Своему методу Адорно дал имя негативной диалектики (1966). Если у Гегеля противоречия снимаются в высшем синтезе, в примирении, то Адорно отказался от утешительного итога: подлинная мысль должна отрицать без устали, не сливаясь с тем, что критикует, не подменяя живую частность гладким понятием. Всякая система, всякое окончательное «да» уже есть тихое предательство — оправдание неоправданного. Мысль честна, лишь пока остаётся беспокойной.
Спасения Адорно искал в искусстве — но только в том, что отказывается быть товаром. В резкой, неуютной музыке Шёнберга, Берга, Веберна он слышал «непросветлённое страдание», которое не даёт себя приручить и продать; неоклассику Стравинского он, напротив, отвергал как простую реставрацию изжитых форм. Подлинное произведение для него — заноза, не дающая совести уснуть, последнее убежище свободы там, где всё прочее куплено. В этом его близость к традиции подозрения, идущей и от Фридриха Ницше с его недоверием к удобным иллюзиям.

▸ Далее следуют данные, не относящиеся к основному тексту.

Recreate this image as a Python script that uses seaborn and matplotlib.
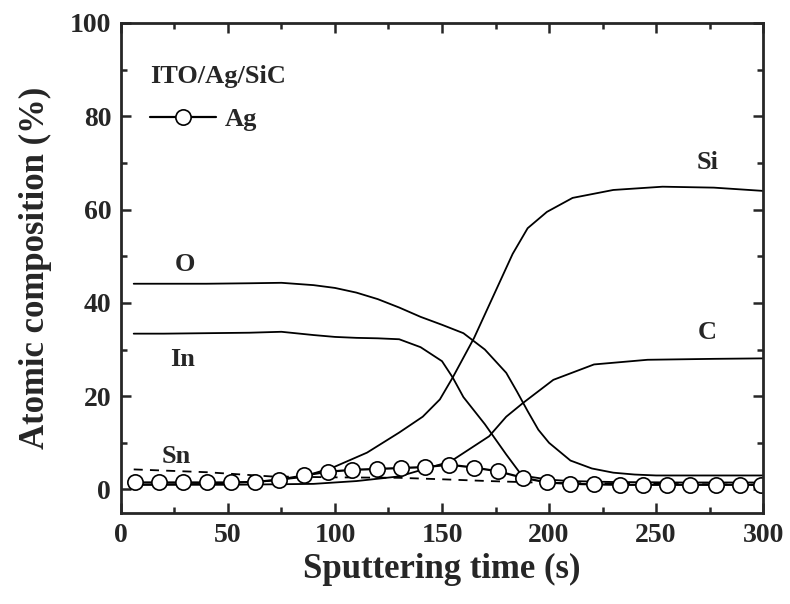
import numpy as np
import pandas as pd
import seaborn as sns
import matplotlib.pyplot as plt
from matplotlib.ticker import MultipleLocator

# depth profile values
t_o = [6, 20, 40, 60, 75, 90, 100, 110, 120, 130, 140, 150, 160, 170, 180, 185, 190, 195, 200, 210, 220, 230, 240, 250, 270, 300]
o = [44.1, 44.1, 44.1, 44.2, 44.3, 43.8, 43.2, 42.2, 40.8, 39.0, 37.0, 35.3, 33.5, 30.0, 25.0, 21.0, 16.8, 12.8, 10.0, 6.2, 4.5, 3.6, 3.2, 3.0, 3.0, 3.0]

t_in = [6, 20, 40, 60, 75, 90, 100, 110, 120, 130, 140, 150, 155, 160, 170, 180, 186, 190, 200, 210, 230, 260, 300]
ind = [33.4, 33.4, 33.5, 33.6, 33.8, 33.1, 32.7, 32.5, 32.4, 32.2, 30.5, 27.5, 24.0, 19.8, 14.0, 7.5, 3.8, 2.8, 2.1, 1.8, 1.6, 1.5, 1.5]

t_si = [6, 40, 68, 84, 99, 115, 130, 141, 149, 155, 165, 176, 183, 190, 199, 211, 230, 253, 277, 300]
si = [1.0, 1.2, 1.8, 2.6, 4.7, 7.9, 12.2, 15.6, 19.3, 24.0, 32.5, 43.5, 50.5, 56.0, 59.5, 62.5, 64.2, 64.9, 64.7, 64.0]

t_c = [6, 50, 90, 110, 130, 154, 172, 180, 188, 202, 221, 246, 277, 300]
c = [1.0, 1.0, 1.2, 1.8, 2.8, 6.0, 11.4, 15.6, 18.6, 23.5, 26.8, 27.8, 28.0, 28.1]

t_sn = [6, 40, 70, 100, 130, 149, 172, 200, 250, 300]
sn = [4.3, 3.7, 2.8, 2.6, 2.5, 2.2, 1.8, 1.4, 1.2, 1.0]

t_ag = [6.5, 17.8, 29, 40, 51.4, 62.5, 74, 85.5, 96.7, 108, 119.5, 131, 142, 153.5, 165, 176, 188, 199, 210, 221, 233, 244, 255, 266, 278, 289, 299]
ag = [1.5, 1.5, 1.5, 1.5, 1.5, 1.6, 2.1, 3.0, 3.8, 4.2, 4.4, 4.6, 4.8, 5.3, 4.7, 3.9, 2.5, 1.5, 1.2, 1.1, 1.0, 1.0, 1.0, 1.0, 1.0, 1.0, 1.0]

labels = {'O': (30, 48.2), 'In': (29, 27.8), 'Sn': (26, 7.1), 'Si': (274, 70), 'C': (274, 33.6)}

sns.set_style('ticks')
plt.rcParams['font.family'] = ['Liberation Serif', 'DejaVu Serif']
plt.rcParams['font.weight'] = 'bold'
plt.rcParams['axes.labelweight'] = 'bold'

fig = plt.figure(figsize=(7.9, 6.04), dpi=100)
ax = fig.add_axes([0.153, 0.151, 0.813, 0.811])

for tt, vv in [(t_o, o), (t_in, ind), (t_si, si), (t_c, c)]:
    sns.lineplot(x=tt, y=vv, ax=ax, color='black', lw=1.3)
sns.lineplot(x=t_sn, y=sn, ax=ax, color='black', lw=1.3, linestyle=(0, (5, 4)))
sns.lineplot(x=t_ag, y=ag, ax=ax, color='black', lw=1.6, marker='o', markersize=11,
             markerfacecolor='white', markeredgecolor='black', markeredgewidth=1.2, label='Ag')

for name, (lx, ly) in labels.items():
    ax.text(lx, ly, name, fontsize=19, fontweight='bold', ha='center', va='center')

ax.set_xlim(0, 300)
ax.set_ylim(-5, 100)
ax.xaxis.set_major_locator(MultipleLocator(50))
ax.xaxis.set_minor_locator(MultipleLocator(25))
ax.yaxis.set_major_locator(MultipleLocator(20))
ax.yaxis.set_minor_locator(MultipleLocator(10))
ax.tick_params(which='both', direction='in', top=True, right=True, width=1.8)
ax.tick_params(which='major', length=7, labelsize=20, pad=7)
ax.tick_params(which='minor', length=4.5)
for s in ax.spines.values():
    s.set_linewidth(2)
    s.set_visible(True)

ax.set_xlabel('Sputtering time (s)', fontsize=25, labelpad=4)
ax.set_ylabel('Atomic composition (%)', fontsize=25, labelpad=13)

leg = ax.legend(title='ITO/Ag/SiC', loc='upper left', bbox_to_anchor=(0.045, 0.915),
                frameon=False, fontsize=19, title_fontsize=19, handlelength=2.5,
                handletextpad=0.35, labelspacing=0.77, borderpad=0, borderaxespad=0)
leg._legend_box.align = 'left'
leg.get_title().set_fontweight('bold')

fig.savefig('out.png', dpi=100)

Над всей поздней мыслью Адорно висит тень одной фразы — о том, что писать стихи после Освенцима варварство. Это не запрет на искусство, а требование к нему: после того, как разумнейшая из цивилизаций породила фабрики смерти, нельзя больше делать вид, будто культура невинна, а гармония безобидна. Рядом с тёплым гуманизмом его собрата по школе Эриха Фромма голос Адорно звучит сурово и почти безнадёжно. Но именно эта неуступчивость и есть его дар: он не дал мысли успокоиться, навсегда оставив в ней занозу вопроса — какой ценой куплен наш свет.